= WORK TO DO =
All of the lines below are to be printed again exactly; images are excluded from the output.

(Plotting code records)
######
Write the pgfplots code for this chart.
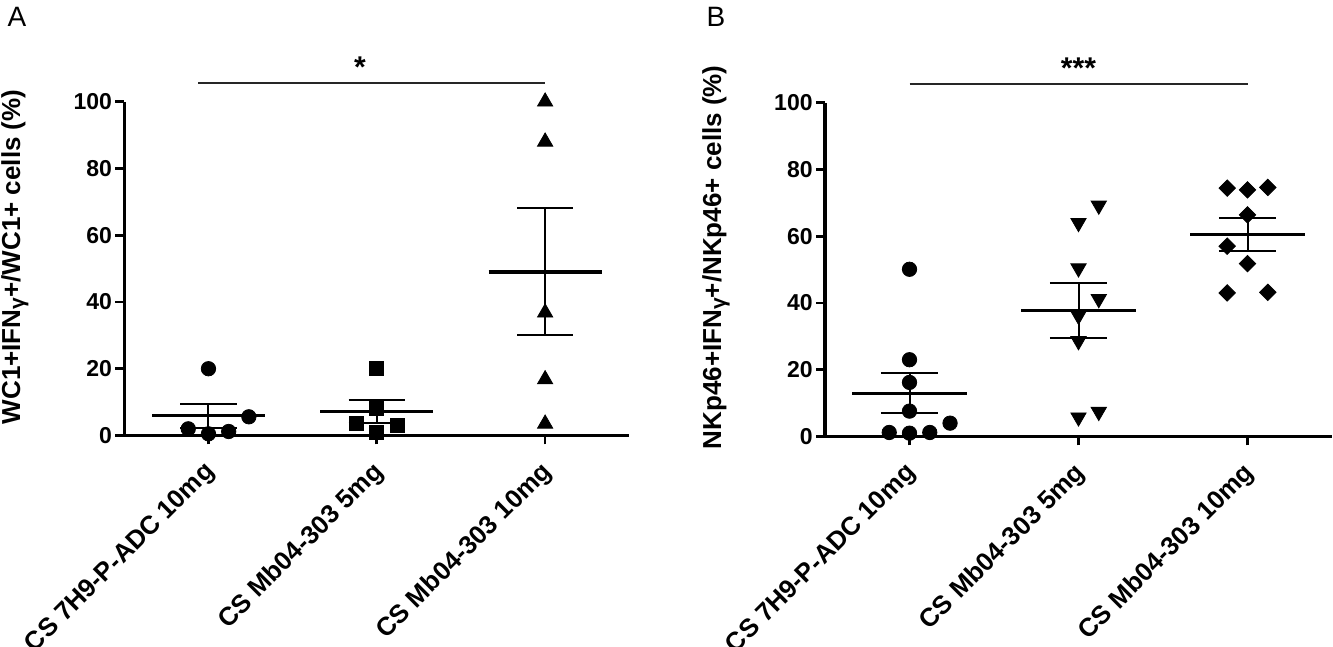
\documentclass[border=0pt]{standalone}
\usepackage{pgfplots}
\pgfplotsset{compat=1.18}
\usepackage{fontspec}
\setmainfont{Liberation Sans}
\newcommand{\gam}{\raisebox{-0.3ex}{\fontsize{10.5}{10.5}\selectfont γ}}

\pgfplotsset{
  panel/.style={
    scale only axis,
    width=252.5pt, height=166.9pt,
    xmin=-0.5, xmax=2.5, ymin=0, ymax=100,
    axis x line=bottom, axis y line=left,
    axis line style={-, line width=1.6pt, black},
    clip=false,
    xtick={0,1,2},
    xticklabels={CS 7H9-P-ADC 10mg, CS Mb04-303 5mg, CS Mb04-303 10mg},
    ytick={0,20,40,60,80,100},
    tick align=outside,
    major tick length=4.5pt,
    tick style={line width=1.3pt, black},
    /pgf/number format/assume math mode=true,
    yticklabel style={font=\bfseries\fontsize{11.5}{13}\selectfont, inner sep=1.5pt},
    xticklabel style={rotate=45, anchor=north east, font=\bfseries\fontsize{12.9}{15}\selectfont, inner sep=0pt, xshift=-7.3pt, yshift=-3.2pt},
    ylabel style={font=\bfseries\fontsize{13}{15}\selectfont, anchor=center},
  },
  meanline/.style={black, line width=1.6pt},
  semline/.style={black, line width=1.0pt},
  sigline/.style={black!85, line width=1.0pt},
}

\begin{document}
\begin{tikzpicture}
\path[use as bounding box] (0,0) rectangle (666.5pt,323.5pt);

% ---------------- Panel A ----------------
\begin{axis}[panel, at={(62.15pt,105.75pt)}, anchor=south west,
  ylabel={WC1+IFN\gam+/WC1+ cells (\%)},
  ylabel style={at={(axis description cs:-0.2166,0.535)}}]
% circles
\addplot[only marks, mark=*, mark size=3.6pt, black] coordinates {(0,20) (0.24,5.6) (-0.12,2.0) (0,0.5) (0.12,1.2)};
\addplot[meanline] coordinates {(-0.335,6.0) (0.335,6.0)};
\addplot[semline] coordinates {(0,2.2) (0,9.45)};
\addplot[semline] coordinates {(-0.167,9.45) (0.167,9.45)};
\addplot[semline] coordinates {(-0.167,2.2) (0.167,2.2)};
% squares
\addplot[only marks, mark=square*, mark size=3.5pt, black] coordinates {(1,20) (1,8.0) (0.88,3.5) (1.12,3.0) (1,1.0)};
\addplot[meanline] coordinates {(0.665,7.2) (1.335,7.2)};
\addplot[semline] coordinates {(1,3.7) (1,10.6)};
\addplot[semline] coordinates {(0.833,10.6) (1.167,10.6)};
\addplot[semline] coordinates {(0.833,3.7) (1.167,3.7)};
% triangles
\addplot[only marks, mark=triangle*, mark size=4.4pt, black] coordinates {(2,100) (2,88) (2,36.8) (2,16.8) (2,3.5)};
\addplot[meanline] coordinates {(1.665,49.0) (2.335,49.0)};
\addplot[semline] coordinates {(2,30.0) (2,68.2)};
\addplot[semline] coordinates {(1.833,68.2) (2.167,68.2)};
\addplot[semline] coordinates {(1.833,30.0) (2.167,30.0)};
% significance
\addplot[sigline] coordinates {(-0.06,105.5) (2.0,105.5)};
\node[anchor=base, font=\bfseries\fontsize{15}{17}\selectfont] at (axis cs:0.9,107.1) {*};
\end{axis}

% ---------------- Panel B ----------------
\begin{axis}[panel, at={(412.5pt,105.25pt)}, anchor=south west, width=253.5pt,
  ylabel={NKp46+IFN\gam+/NKp46+ cells (\%)},
  ylabel style={at={(axis description cs:-0.215,0.537)}}]
% circles
\addplot[only marks, mark=*, mark size=3.6pt, black] coordinates {(0,50.1) (0,23.0) (0,16.2) (0,7.6) (0.24,4.0) (-0.12,1.2) (0,1.0) (0.12,1.2)};
\addplot[meanline] coordinates {(-0.34,13.0) (0.34,13.0)};
\addplot[semline] coordinates {(0,7.0) (0,19.0)};
\addplot[semline] coordinates {(-0.17,19.0) (0.17,19.0)};
\addplot[semline] coordinates {(-0.17,7.0) (0.17,7.0)};
% triangles down
\addplot[only marks, mark=triangle*, mark size=4.4pt, mark options={rotate=180}, black] coordinates {(1,64) (1.12,69.2) (1,50.4) (1.12,41.2) (1,36.2) (1,28.6) (1,5.75) (1.12,7.4)};
\addplot[meanline] coordinates {(0.66,37.7) (1.34,37.7)};
\addplot[semline] coordinates {(1,29.4) (1,46.1)};
\addplot[semline] coordinates {(0.83,46.1) (1.17,46.1)};
\addplot[semline] coordinates {(0.83,29.4) (1.17,29.4)};
% diamonds
\addplot[only marks, mark=square*, mark size=2.9pt, mark options={rotate=45}, black] coordinates {(1.88,74.4) (2,73.9) (2.12,74.6) (2,66.4) (1.88,57.0) (2,51.8) (1.88,43.0) (2.12,43.2)};
\addplot[meanline] coordinates {(1.66,60.5) (2.34,60.5)};
\addplot[semline] coordinates {(2,55.6) (2,65.5)};
\addplot[semline] coordinates {(1.83,65.5) (2.17,65.5)};
\addplot[semline] coordinates {(1.83,55.6) (2.17,55.6)};
% significance
\addplot[sigline] coordinates {(0.0,105.5) (2.0,105.5)};
\node[anchor=base, font=\bfseries\fontsize{15}{17}\selectfont] at (axis cs:1.0,107.1) {***};
\end{axis}

\node[font=\fontsize{14}{16}\selectfont] at (8.5pt,315pt) {A};
\node[font=\fontsize{14}{16}\selectfont] at (358pt,315.25pt) {B};
\end{tikzpicture}
\end{document}
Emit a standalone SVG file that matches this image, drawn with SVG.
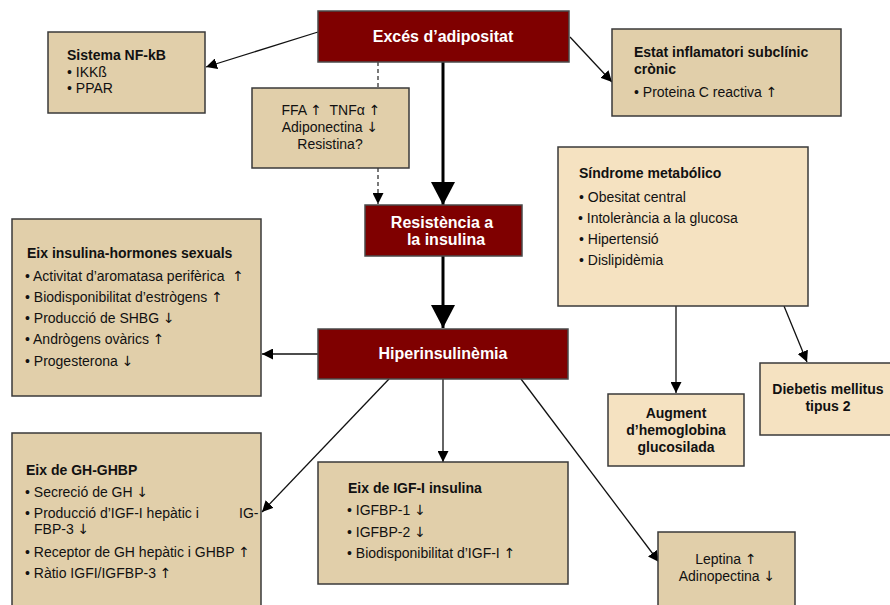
######
= RESULT BELOW =
Write the pgfplots code for this chart.
\documentclass[border=0pt]{standalone}
\usepackage{pgfplots}
\pgfplotsset{compat=1.18}
\usepackage{fontspec}
\setmainfont{Liberation Sans}
\newcommand{\gam}{\raisebox{-0.3ex}{\fontsize{10.5}{10.5}\selectfont γ}}

\pgfplotsset{
  panel/.style={
    scale only axis,
    width=252.5pt, height=166.9pt,
    xmin=-0.5, xmax=2.5, ymin=0, ymax=100,
    axis x line=bottom, axis y line=left,
    axis line style={-, line width=1.6pt, black},
    clip=false,
    xtick={0,1,2},
    xticklabels={CS 7H9-P-ADC 10mg, CS Mb04-303 5mg, CS Mb04-303 10mg},
    ytick={0,20,40,60,80,100},
    tick align=outside,
    major tick length=4.5pt,
    tick style={line width=1.3pt, black},
    /pgf/number format/assume math mode=true,
    yticklabel style={font=\bfseries\fontsize{11.5}{13}\selectfont, inner sep=1.5pt},
    xticklabel style={rotate=45, anchor=north east, font=\bfseries\fontsize{12.9}{15}\selectfont, inner sep=0pt, xshift=-7.3pt, yshift=-3.2pt},
    ylabel style={font=\bfseries\fontsize{13}{15}\selectfont, anchor=center},
  },
  meanline/.style={black, line width=1.6pt},
  semline/.style={black, line width=1.0pt},
  sigline/.style={black!85, line width=1.0pt},
}

\begin{document}
\begin{tikzpicture}
\path[use as bounding box] (0,0) rectangle (666.5pt,323.5pt);

% ---------------- Panel A ----------------
\begin{axis}[panel, at={(62.15pt,105.75pt)}, anchor=south west,
  ylabel={WC1+IFN\gam+/WC1+ cells (\%)},
  ylabel style={at={(axis description cs:-0.2166,0.535)}}]
% circles
\addplot[only marks, mark=*, mark size=3.6pt, black] coordinates {(0,20) (0.24,5.6) (-0.12,2.0) (0,0.5) (0.12,1.2)};
\addplot[meanline] coordinates {(-0.335,6.0) (0.335,6.0)};
\addplot[semline] coordinates {(0,2.2) (0,9.45)};
\addplot[semline] coordinates {(-0.167,9.45) (0.167,9.45)};
\addplot[semline] coordinates {(-0.167,2.2) (0.167,2.2)};
% squares
\addplot[only marks, mark=square*, mark size=3.5pt, black] coordinates {(1,20) (1,8.0) (0.88,3.5) (1.12,3.0) (1,1.0)};
\addplot[meanline] coordinates {(0.665,7.2) (1.335,7.2)};
\addplot[semline] coordinates {(1,3.7) (1,10.6)};
\addplot[semline] coordinates {(0.833,10.6) (1.167,10.6)};
\addplot[semline] coordinates {(0.833,3.7) (1.167,3.7)};
% triangles
\addplot[only marks, mark=triangle*, mark size=4.4pt, black] coordinates {(2,100) (2,88) (2,36.8) (2,16.8) (2,3.5)};
\addplot[meanline] coordinates {(1.665,49.0) (2.335,49.0)};
\addplot[semline] coordinates {(2,30.0) (2,68.2)};
\addplot[semline] coordinates {(1.833,68.2) (2.167,68.2)};
\addplot[semline] coordinates {(1.833,30.0) (2.167,30.0)};
% significance
\addplot[sigline] coordinates {(-0.06,105.5) (2.0,105.5)};
\node[anchor=base, font=\bfseries\fontsize{15}{17}\selectfont] at (axis cs:0.9,107.1) {*};
\end{axis}

% ---------------- Panel B ----------------
\begin{axis}[panel, at={(412.5pt,105.25pt)}, anchor=south west, width=253.5pt,
  ylabel={NKp46+IFN\gam+/NKp46+ cells (\%)},
  ylabel style={at={(axis description cs:-0.215,0.537)}}]
% circles
\addplot[only marks, mark=*, mark size=3.6pt, black] coordinates {(0,50.1) (0,23.0) (0,16.2) (0,7.6) (0.24,4.0) (-0.12,1.2) (0,1.0) (0.12,1.2)};
\addplot[meanline] coordinates {(-0.34,13.0) (0.34,13.0)};
\addplot[semline] coordinates {(0,7.0) (0,19.0)};
\addplot[semline] coordinates {(-0.17,19.0) (0.17,19.0)};
\addplot[semline] coordinates {(-0.17,7.0) (0.17,7.0)};
% triangles down
\addplot[only marks, mark=triangle*, mark size=4.4pt, mark options={rotate=180}, black] coordinates {(1,64) (1.12,69.2) (1,50.4) (1.12,41.2) (1,36.2) (1,28.6) (1,5.75) (1.12,7.4)};
\addplot[meanline] coordinates {(0.66,37.7) (1.34,37.7)};
\addplot[semline] coordinates {(1,29.4) (1,46.1)};
\addplot[semline] coordinates {(0.83,46.1) (1.17,46.1)};
\addplot[semline] coordinates {(0.83,29.4) (1.17,29.4)};
% diamonds
\addplot[only marks, mark=square*, mark size=2.9pt, mark options={rotate=45}, black] coordinates {(1.88,74.4) (2,73.9) (2.12,74.6) (2,66.4) (1.88,57.0) (2,51.8) (1.88,43.0) (2.12,43.2)};
\addplot[meanline] coordinates {(1.66,60.5) (2.34,60.5)};
\addplot[semline] coordinates {(2,55.6) (2,65.5)};
\addplot[semline] coordinates {(1.83,65.5) (2.17,65.5)};
\addplot[semline] coordinates {(1.83,55.6) (2.17,55.6)};
% significance
\addplot[sigline] coordinates {(0.0,105.5) (2.0,105.5)};
\node[anchor=base, font=\bfseries\fontsize{15}{17}\selectfont] at (axis cs:1.0,107.1) {***};
\end{axis}

\node[font=\fontsize{14}{16}\selectfont] at (8.5pt,315pt) {A};
\node[font=\fontsize{14}{16}\selectfont] at (358pt,315.25pt) {B};
\end{tikzpicture}
\end{document}
Emit a standalone SVG file that matches this image, drawn with SVG.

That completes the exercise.